In a result that shouldn't surprise many people, Ken Norton, Jr. ran away with the vote in the #1 inside linebacker poll. It's kind of intriguing that at this point his percentage is sitting at the same 58% as last time around. As mentioned previously, I've decided to implement the Gary Plummer Rule requiring a player to be with the team for at least four years to be eligible for this most esteemed of awards. That means no Patrick Willis at this point, although he's clearly on his way to rarified air in the pantheon of 49er greats. How about 13 tackles and an interception to kick off the 2009 season? Not too shabby Bamm Bamm.

Matt Hazeltine (1955-1968): Hazeltine played more seasons with the 49ers at inside linebacker than anybody else in team history. He was selected to two Pro Bowls and was the captain of the 49ers for five seasons. Upon his death in 1987 from ALS (Lou Gehrig's Disease), the 49ers created the Matt Hazeltine "Ironman" Award, given to the most courageous and inspirational defensive player.

Gary Plummer (1994-1997): One could argue he's a reason for including Willis. Plummer was an impact player who only played on the 49ers the last four seasons of his career. The 49ers were on the cusp of the Super Bowl when Plummer and Norton were brought in as part of the group to put them over the top. Plummer was a Bay Area man, attending community college in Fremont, earning his degree at UC Berkeley and playing three seasons for the Oakland Invaders of the USFL. Plummer now writes for

Michael Walter (1984-1993): After being drafted by the Cowboys and spending one season in Big D, Walter left for the Bay Area, where he played for ten seasons and on three Super Bowl squads. Walter was a relatively low key, but integral member of those Super Bowl squads. He led the team in tackles in 1987 and played as an ILB in the 3-4 alongside Bill Romanowski and also as an MLB in the 4-3.

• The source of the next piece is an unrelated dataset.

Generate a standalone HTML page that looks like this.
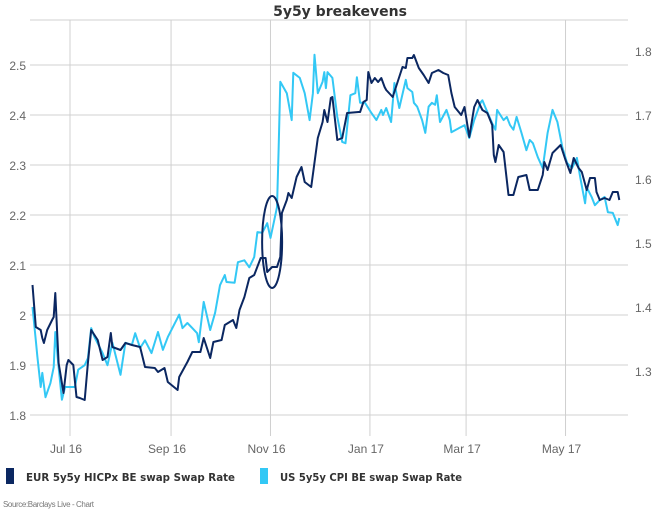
<!DOCTYPE html>
<html><head><meta charset="utf-8">
<style>
body{margin:0;background:#fff;width:670px;height:514px;overflow:hidden}
svg{display:block}
</style></head>
<body>
<svg id="chart" width="670" height="514" xmlns="http://www.w3.org/2000/svg">
<text x="340" y="16" text-anchor="middle" font-family="DejaVu Sans, sans-serif" font-weight="bold" font-size="14" fill="#333">5y5y breakevens</text>
<g id="grid"></g><g id="series"></g><g id="axes"></g>
<g>
 <rect x="6" y="468" width="8" height="16" fill="#0b2761"/>
 <text x="26" y="481" font-family="DejaVu Sans, sans-serif" font-weight="bold" font-size="11" fill="#333" textLength="209" lengthAdjust="spacingAndGlyphs">EUR 5y5y HICPx BE swap Swap Rate</text>
 <rect x="260" y="468" width="8" height="16" fill="#33c8f5"/>
 <text x="280" y="481" font-family="DejaVu Sans, sans-serif" font-weight="bold" font-size="11" fill="#333" textLength="182" lengthAdjust="spacingAndGlyphs">US 5y5y CPI BE swap Swap Rate</text>
</g>
<text x="3" y="507" font-family="Liberation Sans, sans-serif" font-size="8" fill="#777" letter-spacing="-0.4">Source:Barclays Live - Chart</text>
</svg>
<script>
// days since 2016-07-01
const eurDays=[-23,-21,-18,-17,-16,-14,-11,-10,-9,-7,-5,-4,-2,-1,2,4,6,9,11,13,17,20,23,25,26,31,34,38,43,46,52,54,58,60,66,67,72,75,80,82,86,88,93,95,100,102,104,107,110,113,117,120,121,124,127,129,130,133,134,136,139,142,144,148,152,155,156,158,160,161,164,167,170,177,178,180,182,183,185,187,189,191,193,194,198,201,204,206,207,210,211,214,217,220,222,226,229,232,234,236,240,242,245,248,250,253,256,259,260,261,263,266,269,272,275,280,282,287,290,291,293,296,301,304,307,309,312,314,317,319,322,323,325,328,331,333,336,337];
const eurValues=[2.06,1.976,1.97,1.954,1.944,1.97,1.99,1.996,2.044,1.904,1.864,1.844,1.90,1.91,1.90,1.836,1.834,1.83,1.904,1.97,1.95,1.91,1.916,1.964,1.936,1.93,1.944,1.94,1.936,1.896,1.894,1.886,1.894,1.866,1.85,1.876,1.906,1.926,1.926,1.954,1.914,1.946,1.95,1.98,1.99,1.974,2.01,2.036,2.074,2.08,2.114,2.114,2.086,2.096,2.096,2.116,2.204,2.23,2.244,2.234,2.276,2.296,2.266,2.256,2.354,2.386,2.41,2.386,2.434,2.436,2.35,2.354,2.404,2.406,2.406,2.426,2.43,2.486,2.464,2.474,2.466,2.474,2.456,2.45,2.436,2.466,2.496,2.494,2.514,2.514,2.52,2.494,2.48,2.464,2.484,2.49,2.484,2.48,2.444,2.416,2.40,2.416,2.356,2.416,2.43,2.41,2.404,2.38,2.32,2.306,2.34,2.326,2.24,2.24,2.276,2.28,2.25,2.25,2.28,2.306,2.29,2.324,2.34,2.31,2.284,2.314,2.294,2.286,2.25,2.274,2.274,2.246,2.23,2.234,2.23,2.246,2.246,2.23];
const usDays=[-23,-21,-20,-18,-17,-15,-12,-10,-9,-7,-5,-3,3,5,9,11,13,15,20,23,26,31,34,38,40,43,46,50,54,57,60,67,69,72,75,78,79,82,86,89,92,95,96,101,103,107,110,113,115,118,121,123,127,128,129,133,136,137,141,144,147,149,150,152,155,156,157,158,161,164,167,169,172,175,176,178,181,185,188,191,192,194,197,199,202,206,207,210,211,213,216,218,220,222,224,225,227,231,233,234,239,242,245,248,252,253,255,259,261,262,266,268,270,272,274,277,280,282,284,287,290,293,296,299,302,305,308,311,313,316,317,320,322,325,328,330,333,336,337];
const usValues=[1.400,1.348,1.322,1.275,1.297,1.259,1.281,1.306,1.361,1.306,1.255,1.275,1.275,1.302,1.309,1.320,1.367,1.353,1.328,1.309,1.344,1.294,1.344,1.341,1.359,1.336,1.348,1.328,1.361,1.333,1.353,1.388,1.367,1.375,1.367,1.359,1.345,1.408,1.364,1.391,1.434,1.450,1.439,1.438,1.470,1.473,1.462,1.478,1.517,1.516,1.531,1.508,1.556,1.645,1.752,1.734,1.692,1.766,1.758,1.734,1.692,1.734,1.794,1.734,1.752,1.767,1.742,1.767,1.758,1.697,1.658,1.656,1.731,1.734,1.759,1.719,1.719,1.703,1.692,1.708,1.700,1.711,1.689,1.750,1.711,1.755,1.742,1.736,1.719,1.713,1.692,1.672,1.713,1.719,1.716,1.731,1.689,1.708,1.692,1.673,1.680,1.684,1.664,1.692,1.720,1.723,1.711,1.687,1.677,1.708,1.692,1.697,1.684,1.677,1.697,1.672,1.645,1.661,1.656,1.634,1.617,1.672,1.708,1.689,1.650,1.625,1.617,1.633,1.603,1.562,1.587,1.572,1.559,1.567,1.572,1.548,1.547,1.528,1.539];
const leftTicks=[1.8,1.9,2,2.1,2.2,2.3,2.4,2.5];
const leftTickLabels=["1.8","1.9","2","2.1","2.2","2.3","2.4","2.5"];
const rightTicks=[1.3,1.4,1.5,1.6,1.7,1.8];
const rightTickLabels=["1.3","1.4","1.5","1.6","1.7","1.8"];
const monthDays=[0,62,123,184,243,304];
const monthLabels=["Jul 16","Sep 16","Nov 16","Jan 17","Mar 17","May 17"];

const NS="http://www.w3.org/2000/svg";
const X0=70, PXD=1.63;
function xS(d){return X0+d*PXD;}
function yL(v){return 65+(2.5-v)*500;}
function yR(v){return 51+(1.8-v)*640;}
function mk(tag,attrs,parent){const e=document.createElementNS(NS,tag);for(const k in attrs)e.setAttribute(k,attrs[k]);parent.appendChild(e);return e;}
const grid=document.getElementById('grid'),axes=document.getElementById('axes'),ser=document.getElementById('series');
const PL=30,PR=628,PT=20,PB=436;
let l=mk('line',{x1:PL,x2:PR,y1:PT,y2:PT,stroke:'#d0d0d0','stroke-width':1},grid);


leftTicks.forEach((v,i)=>{
 const y=yL(v);
 const g=mk('line',{x1:PL,x2:PR,y1:y,y2:y,stroke:'#d0d0d0','stroke-width':1},grid);
 
 
 const t=mk('text',{x:PL-4,y:y+5,'text-anchor':'end','font-family':'Liberation Sans, sans-serif','font-size':'12',fill:'#666'},axes);
 t.textContent=leftTickLabels[i];
 
 
});
rightTicks.forEach((v,i)=>{
 const t=mk('text',{x:PR+7,y:yR(v)+5,'font-family':'Liberation Sans, sans-serif','font-size':'12',fill:'#666'},axes);
 t.textContent=rightTickLabels[i];
 
 
});
monthDays.forEach((d,i)=>{
 const x=xS(d);
 const g=mk('line',{x1:x,x2:x,y1:PT,y2:PB,stroke:'#d0d0d0','stroke-width':1},grid);
 
 
 const t=mk('text',{x:x-4,y:453,'text-anchor':'middle','font-family':'Liberation Sans, sans-serif','font-size':'12',fill:'#666'},axes);
 t.textContent=monthLabels[i];
 
 
});
function path(days,vals,ys){return days.map((d,i)=>(i?'L':'M')+xS(d).toFixed(1)+' '+ys(vals[i]).toFixed(1)).join(' ');}
const pu=mk('path',{d:path(usDays,usValues,yR),fill:'none',stroke:'#33c8f5','stroke-width':2,'stroke-linejoin':'round'},ser);


const pe=mk('path',{d:path(eurDays,eurValues,yL),fill:'none',stroke:'#0b2761','stroke-width':2,'stroke-linejoin':'round'},ser);


const el=mk('ellipse',{cx:xS(124),cy:yL(2.146),rx:10,ry:46,fill:'none',stroke:'#0b2761','stroke-width':2},ser);


</script>
</body></html>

Frank Nunley (1967-1976): Nunley was a hard-hitting MLB in the Dick Nolan flex defense of the 70s. While he could make the tackles, Nunley was also a bit of a ballhawk, hauling in 14 interceptions in his career, including a career-high 4 in 1974. Due to his "sweet disposition" off the field and his powerful tackling, Nunley was nicknamed Fudge Hammer (and no I'm not kidding).